This is the codebase to preprocess and validate the SparrKULee dataset. This codebase consist of two main parts:
- preprocessing code, to preprocess the raw data into an easily usable format
- technical validation code, to validate the technical quality of the dataset. This code is used to generate the results in the dataset paper and assumes that the preprocessing pipeline has been run
Python >= 3.7
Steps to get a working setup:
1. Clone this repository and install the requirements.txt
# Clone this repository
git clone https://github.com/exporl/auditory-eeg-dataset
# Go to the root folder
cd auditory-eeg-dataset
# Optional: install a virtual environment
python3 -m venv venv # Optional
source venv/bin/activate # Optional
# Install requirements.txt
python3 -m install requirements.txt
The official dataset is hosted on the KU Leuven RDR website and is accessible through DOI (https://doi.org/10.48804/K3VSND).
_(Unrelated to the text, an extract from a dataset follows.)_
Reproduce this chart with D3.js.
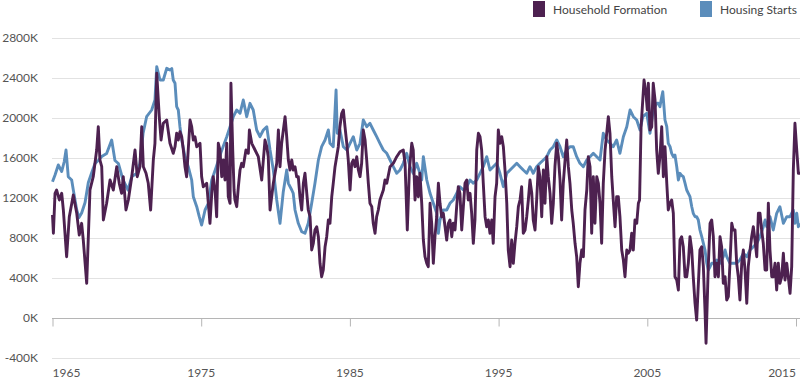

However, due to the dataset size/structure and the limitations of the UI of the KU Leuven RDR website, we also provide a direct download link for the entire dataset in .zip
format, a onedrive repository containing then entire dataset split up into smaller files and a tool to download (subsets of) the dataset robustly.
For more information about the tool, see download_code/README.md.
Due to privacy concerns, not all data is publically available. Users requesting access to these files should send a mail to the authors ([email protected] ; [email protected]) , stating what they want to use the data for. Access will be granted to non-commercial users, complying to the CC-BY-NC-4.0 licence
When you want to directly start from the preprocessed data (which is the output you will get when running the file preprocessing_code/examples/auditory_eeg_dataset.py), you can download the derivatives folder. This folder contains all the necessary files to run the technical validation. This can also be downloaded using the download tool as follows:
python3 download_code/download_script.py --subset preprocessed /path/to/local/folder
3. Adjust the config.json accordingly
The config.json defining the folder names and structure for the data and derivatives folder.
Adjust dataset_folder
in the config.json file from null
to the absolute path to the folder containing all data.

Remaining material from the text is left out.